**Instructions to follow:** Scan the lines below for the string "this" and copy every one that has it.

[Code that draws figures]
────────
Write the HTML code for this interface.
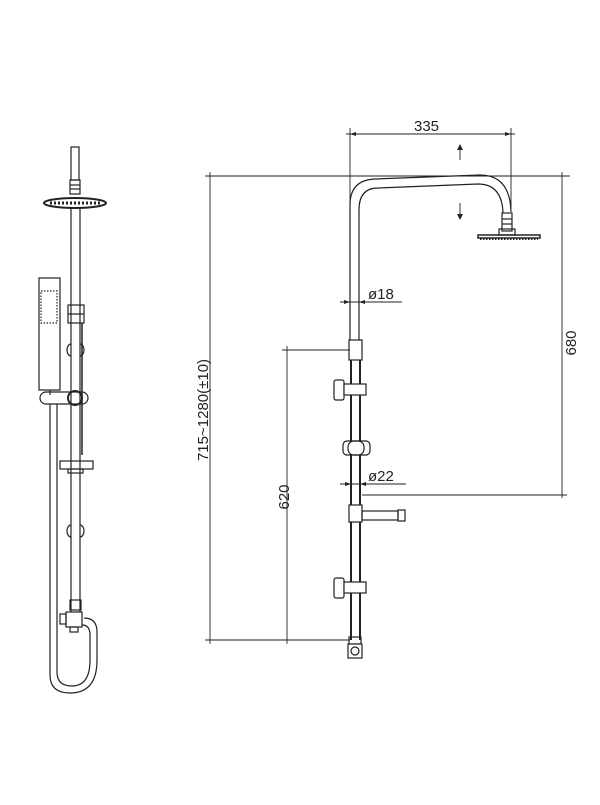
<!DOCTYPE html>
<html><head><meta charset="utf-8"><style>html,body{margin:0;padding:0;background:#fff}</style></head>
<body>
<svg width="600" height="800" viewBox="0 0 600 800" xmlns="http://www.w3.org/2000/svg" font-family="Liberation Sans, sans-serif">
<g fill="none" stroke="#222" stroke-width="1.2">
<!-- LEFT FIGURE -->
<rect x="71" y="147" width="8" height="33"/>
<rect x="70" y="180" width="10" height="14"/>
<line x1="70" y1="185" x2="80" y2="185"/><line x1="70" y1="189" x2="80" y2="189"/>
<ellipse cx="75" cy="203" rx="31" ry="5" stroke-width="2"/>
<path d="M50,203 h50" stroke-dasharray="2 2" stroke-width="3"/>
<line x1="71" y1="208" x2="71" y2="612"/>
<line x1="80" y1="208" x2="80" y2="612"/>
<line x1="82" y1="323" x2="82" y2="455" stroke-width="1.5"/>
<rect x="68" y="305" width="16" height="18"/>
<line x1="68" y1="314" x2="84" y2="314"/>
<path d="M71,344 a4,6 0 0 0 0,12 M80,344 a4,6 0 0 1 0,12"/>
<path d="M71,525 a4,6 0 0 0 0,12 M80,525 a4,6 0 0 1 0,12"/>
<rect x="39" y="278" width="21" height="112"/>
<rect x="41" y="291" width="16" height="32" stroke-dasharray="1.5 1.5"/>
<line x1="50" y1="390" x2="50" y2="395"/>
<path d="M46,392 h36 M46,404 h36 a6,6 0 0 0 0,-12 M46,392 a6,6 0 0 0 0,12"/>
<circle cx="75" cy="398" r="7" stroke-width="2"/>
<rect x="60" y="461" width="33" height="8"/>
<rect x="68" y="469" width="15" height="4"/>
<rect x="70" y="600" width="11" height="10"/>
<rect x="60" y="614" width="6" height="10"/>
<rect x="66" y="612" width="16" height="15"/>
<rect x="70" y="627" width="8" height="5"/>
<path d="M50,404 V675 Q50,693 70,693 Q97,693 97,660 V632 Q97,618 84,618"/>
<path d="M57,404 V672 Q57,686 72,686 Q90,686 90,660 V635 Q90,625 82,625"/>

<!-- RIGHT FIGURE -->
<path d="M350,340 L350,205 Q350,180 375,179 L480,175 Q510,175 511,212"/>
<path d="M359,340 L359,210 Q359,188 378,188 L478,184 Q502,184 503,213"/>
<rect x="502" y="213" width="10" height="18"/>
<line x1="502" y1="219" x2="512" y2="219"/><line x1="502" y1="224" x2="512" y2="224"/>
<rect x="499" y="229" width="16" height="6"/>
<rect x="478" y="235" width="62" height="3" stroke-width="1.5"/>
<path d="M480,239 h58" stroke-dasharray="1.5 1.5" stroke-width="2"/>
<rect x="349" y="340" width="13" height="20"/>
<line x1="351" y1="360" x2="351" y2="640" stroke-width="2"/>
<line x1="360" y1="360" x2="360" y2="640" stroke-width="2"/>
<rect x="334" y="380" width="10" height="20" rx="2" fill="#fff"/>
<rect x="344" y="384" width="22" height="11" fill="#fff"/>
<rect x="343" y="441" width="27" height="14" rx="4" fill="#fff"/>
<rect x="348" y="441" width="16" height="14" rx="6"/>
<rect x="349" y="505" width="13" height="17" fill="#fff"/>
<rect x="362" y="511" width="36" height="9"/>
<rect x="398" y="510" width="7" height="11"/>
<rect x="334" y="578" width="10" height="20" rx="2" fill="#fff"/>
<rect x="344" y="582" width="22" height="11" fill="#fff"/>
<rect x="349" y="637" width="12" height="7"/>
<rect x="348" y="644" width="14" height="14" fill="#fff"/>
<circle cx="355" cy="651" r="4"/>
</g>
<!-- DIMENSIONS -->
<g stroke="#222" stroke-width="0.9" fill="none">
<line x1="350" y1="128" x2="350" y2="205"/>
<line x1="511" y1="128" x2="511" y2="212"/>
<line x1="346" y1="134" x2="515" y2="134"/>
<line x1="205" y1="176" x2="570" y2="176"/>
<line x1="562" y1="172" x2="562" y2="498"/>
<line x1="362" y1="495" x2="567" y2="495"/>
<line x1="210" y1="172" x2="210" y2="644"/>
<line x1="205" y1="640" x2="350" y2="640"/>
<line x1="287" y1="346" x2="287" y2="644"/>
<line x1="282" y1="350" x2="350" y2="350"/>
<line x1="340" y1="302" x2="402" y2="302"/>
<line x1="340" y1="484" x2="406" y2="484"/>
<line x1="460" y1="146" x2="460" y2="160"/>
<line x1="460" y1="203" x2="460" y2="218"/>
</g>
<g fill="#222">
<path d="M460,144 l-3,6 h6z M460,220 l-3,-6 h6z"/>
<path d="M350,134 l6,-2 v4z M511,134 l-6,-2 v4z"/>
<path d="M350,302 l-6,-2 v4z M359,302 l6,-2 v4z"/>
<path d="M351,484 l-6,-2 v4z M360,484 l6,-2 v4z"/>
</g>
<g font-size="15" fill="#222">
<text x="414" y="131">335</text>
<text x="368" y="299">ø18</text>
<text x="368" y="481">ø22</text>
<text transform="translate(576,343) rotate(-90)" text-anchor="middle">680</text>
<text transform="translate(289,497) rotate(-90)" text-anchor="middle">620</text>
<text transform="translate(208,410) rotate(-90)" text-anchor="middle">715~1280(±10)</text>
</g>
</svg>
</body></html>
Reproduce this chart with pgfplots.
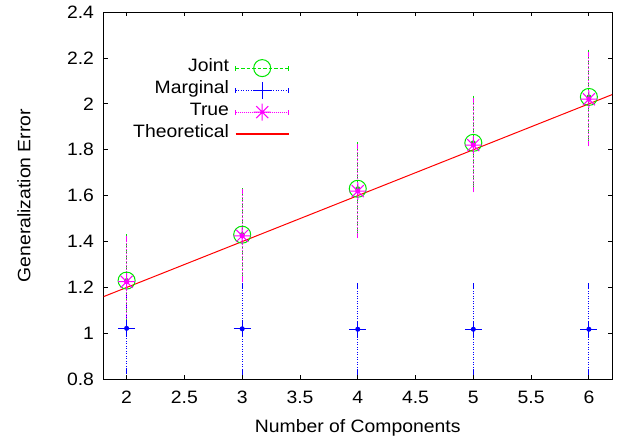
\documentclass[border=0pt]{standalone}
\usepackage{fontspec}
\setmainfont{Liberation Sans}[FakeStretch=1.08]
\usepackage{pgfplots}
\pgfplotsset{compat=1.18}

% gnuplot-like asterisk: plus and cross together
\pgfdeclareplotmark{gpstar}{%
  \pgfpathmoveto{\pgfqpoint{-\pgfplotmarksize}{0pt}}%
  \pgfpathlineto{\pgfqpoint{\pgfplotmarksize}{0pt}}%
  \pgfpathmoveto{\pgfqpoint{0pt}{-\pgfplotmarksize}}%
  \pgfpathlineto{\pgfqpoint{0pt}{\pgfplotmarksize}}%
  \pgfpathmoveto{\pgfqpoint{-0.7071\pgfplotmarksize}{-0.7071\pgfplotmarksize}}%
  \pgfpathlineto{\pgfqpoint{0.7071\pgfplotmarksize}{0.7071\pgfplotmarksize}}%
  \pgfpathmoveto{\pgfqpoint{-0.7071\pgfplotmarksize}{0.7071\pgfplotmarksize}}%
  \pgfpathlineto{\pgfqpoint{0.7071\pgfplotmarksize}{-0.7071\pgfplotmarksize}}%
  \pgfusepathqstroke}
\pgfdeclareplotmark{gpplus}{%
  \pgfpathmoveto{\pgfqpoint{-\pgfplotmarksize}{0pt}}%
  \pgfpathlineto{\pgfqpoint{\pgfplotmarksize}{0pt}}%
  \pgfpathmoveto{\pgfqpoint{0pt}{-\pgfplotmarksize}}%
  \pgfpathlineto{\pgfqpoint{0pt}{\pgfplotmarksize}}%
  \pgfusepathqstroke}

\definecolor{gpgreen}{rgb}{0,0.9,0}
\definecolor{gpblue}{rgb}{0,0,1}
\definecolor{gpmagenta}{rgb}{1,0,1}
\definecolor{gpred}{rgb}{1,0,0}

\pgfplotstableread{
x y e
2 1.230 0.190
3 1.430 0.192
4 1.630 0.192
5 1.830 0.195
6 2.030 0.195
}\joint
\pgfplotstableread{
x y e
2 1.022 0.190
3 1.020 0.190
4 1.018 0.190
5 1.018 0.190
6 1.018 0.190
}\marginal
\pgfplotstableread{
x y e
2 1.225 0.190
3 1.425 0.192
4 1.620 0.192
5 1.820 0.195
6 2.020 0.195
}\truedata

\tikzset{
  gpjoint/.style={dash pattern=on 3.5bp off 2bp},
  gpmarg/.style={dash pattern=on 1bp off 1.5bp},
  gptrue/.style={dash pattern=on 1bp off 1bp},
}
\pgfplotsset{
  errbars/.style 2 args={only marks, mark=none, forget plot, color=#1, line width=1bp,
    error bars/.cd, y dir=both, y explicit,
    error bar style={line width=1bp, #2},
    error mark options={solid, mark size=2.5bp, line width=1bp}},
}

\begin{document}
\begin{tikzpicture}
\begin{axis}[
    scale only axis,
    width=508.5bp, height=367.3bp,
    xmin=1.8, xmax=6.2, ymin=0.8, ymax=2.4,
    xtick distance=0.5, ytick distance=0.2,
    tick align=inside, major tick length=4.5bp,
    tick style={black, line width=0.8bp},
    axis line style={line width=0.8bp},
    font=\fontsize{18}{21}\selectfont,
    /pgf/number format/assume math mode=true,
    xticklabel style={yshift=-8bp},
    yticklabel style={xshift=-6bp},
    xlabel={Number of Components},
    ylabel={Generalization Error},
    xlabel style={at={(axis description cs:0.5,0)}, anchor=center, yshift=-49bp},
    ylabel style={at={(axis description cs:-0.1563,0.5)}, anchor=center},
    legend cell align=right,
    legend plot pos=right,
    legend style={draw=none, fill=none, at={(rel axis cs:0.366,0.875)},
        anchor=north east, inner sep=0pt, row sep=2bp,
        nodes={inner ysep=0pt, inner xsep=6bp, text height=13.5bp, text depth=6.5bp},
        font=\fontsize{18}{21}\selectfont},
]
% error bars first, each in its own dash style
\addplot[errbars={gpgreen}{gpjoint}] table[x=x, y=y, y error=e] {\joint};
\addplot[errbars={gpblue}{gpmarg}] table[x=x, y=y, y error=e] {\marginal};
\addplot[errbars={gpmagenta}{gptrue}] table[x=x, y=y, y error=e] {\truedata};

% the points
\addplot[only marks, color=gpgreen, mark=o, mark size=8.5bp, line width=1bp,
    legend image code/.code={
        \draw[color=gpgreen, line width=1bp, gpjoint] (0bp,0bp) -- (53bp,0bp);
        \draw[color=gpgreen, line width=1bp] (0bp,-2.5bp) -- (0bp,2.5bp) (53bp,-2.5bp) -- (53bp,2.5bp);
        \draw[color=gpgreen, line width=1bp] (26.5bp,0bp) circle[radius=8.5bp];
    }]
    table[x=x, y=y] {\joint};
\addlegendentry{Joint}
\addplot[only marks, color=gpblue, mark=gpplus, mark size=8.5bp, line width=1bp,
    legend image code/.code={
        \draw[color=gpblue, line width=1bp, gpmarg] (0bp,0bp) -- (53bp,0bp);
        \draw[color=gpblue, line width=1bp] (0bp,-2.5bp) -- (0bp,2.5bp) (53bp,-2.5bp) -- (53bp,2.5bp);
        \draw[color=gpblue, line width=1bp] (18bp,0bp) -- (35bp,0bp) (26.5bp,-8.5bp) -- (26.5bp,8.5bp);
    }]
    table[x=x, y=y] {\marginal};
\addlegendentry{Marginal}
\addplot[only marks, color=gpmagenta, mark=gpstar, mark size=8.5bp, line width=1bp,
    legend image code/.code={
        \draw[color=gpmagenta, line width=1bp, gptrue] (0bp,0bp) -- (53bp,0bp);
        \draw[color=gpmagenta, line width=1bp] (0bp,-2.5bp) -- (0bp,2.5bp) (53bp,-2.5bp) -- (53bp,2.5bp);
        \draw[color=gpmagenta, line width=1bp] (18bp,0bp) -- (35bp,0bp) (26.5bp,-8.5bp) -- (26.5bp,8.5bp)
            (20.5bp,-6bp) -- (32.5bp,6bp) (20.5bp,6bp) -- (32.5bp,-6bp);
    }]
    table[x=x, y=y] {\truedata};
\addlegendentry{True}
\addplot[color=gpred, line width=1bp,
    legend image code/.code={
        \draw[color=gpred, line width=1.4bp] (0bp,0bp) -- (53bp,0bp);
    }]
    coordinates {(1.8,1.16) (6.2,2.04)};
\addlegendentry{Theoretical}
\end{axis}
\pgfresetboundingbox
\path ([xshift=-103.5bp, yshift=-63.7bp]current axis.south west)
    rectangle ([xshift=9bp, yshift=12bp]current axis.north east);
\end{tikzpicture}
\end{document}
────────
**Written answer:**
Write the HTML code for this interface.
Reproduce this chart with pgfplots.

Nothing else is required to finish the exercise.